節税しようにも、所得自体が少ないからです。

投資資金が生活を圧迫しないようにするには、投資資金を余剰資金でまかなうことでしょう。

これは、給与に比べて割高な不動産を購入することにも同じことがいえます。

不動産の負債が大きすぎては、自分の生活が成り立たないかもしれません。

不動産投資で節税を狙うのは、あくまで余剰資金で税金が増えるのを防ぐ場合になります。

先立つ資金があってこその節税なのです。

相続税を不動産投資で節税した例

不動産投資を節税のために利用するきっかけとなるものに、相続税対策があります。

自分の持っている土地と建物をそのまま家族などに相続すると、多額の相続税が発生します。

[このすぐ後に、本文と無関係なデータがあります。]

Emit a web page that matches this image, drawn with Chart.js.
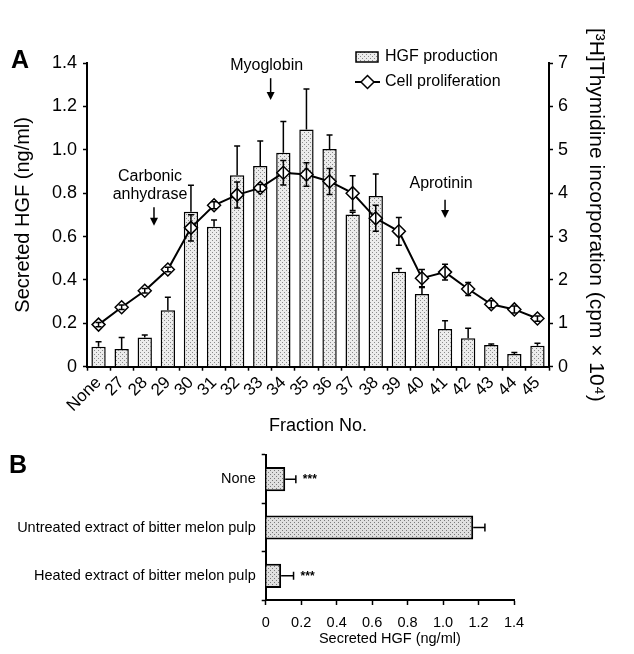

しかし、賃貸用など事業用として相続することで、資産の評価額が下がるのです。

例を挙げると、5,000万円の土地に3,000万円かけて賃貸用物件を建てて相続するなどは相続税対策のための不動産投資といえるでしょう。

この場合、5,000万円の土地は事業用のため評価額が下がることに加え、3,000万円の賃貸用住宅をローンで購入することで負債を抱えています。

こうなると、相続税としてカウントされるのは、賃貸用住宅の購入費用をのぞいた価格になるのです。

これは、相続税計算における債務控除にあたります。

住宅用の土地を事業用に変えて相続することで、通常の相続に比べて半分かそれ以上の節税効果があるのです。

他の節税例としては、不動産の専業投資家としてのセミナーなどを開催して集客費用や広告費用として経費計上することで、不動産による利益を圧縮するなどがあります。

ホームページなどを利用して集客する場合は、それにかかる費用も経費計上可能であり、さまざまな角度からの節税が見込めるでしょう。

専業の不動産投資であれば、赤字になるというのは目指すべきではありません。

しっかりと収益をあげながら、最大限節税していくことが望ましいでしょう。

不動産投資の節税に失敗した例

不動産投資で節税をするのであれば、事前に資金計画と経費項目など収益と支出のバランスをしっかり把握しておくことが肝要です。

これらをおざなりにしてしまうと、節税どころか思わぬ損失を招く結果になるかもしれません。

少なくとも、最低限不動産の経営において経費化できるものは知っておくとよいでしょう。

よくある例では、ローンを全額経費に回そうとする人がいますが、ローンは金利部分しか経費計上できません。

物件価格自体は、保有資産として扱われるからです。

また、不動産投資の確定申告で青色申告の申請をしていない例などもあります。

青色申告は、自分から申請することで初めて認められます。

申請をしないと、自動的に白色申告となり、10万円、または65万円の基礎控除を受けられないのです。

そして、赤字分の損益通算もできません。

赤字を繰り越すこともできず、節税効果は半減します。

同じ青色申告でも、事業用と個人用とに口座を分けて資金の流れが明確に証明できないのであれば、65万円の基礎控除を受けることはできないため、日々の帳簿付けはまめに行っておくべきでしょう。

不動産投資で節税するなら副業がおすすめ

節税を狙っての不動産投資は、状況によっては効果的なものです。

相続税対策としての不動産投資などは節税のよい例といえるでしょう。

サラリーマンで給与をもらいながら、不動産投資で損益通算するというのも、賢い節税手法になります。

税金で損をしないためにも、不動産投資と節税の仕組みについて理解を深めておきましょう。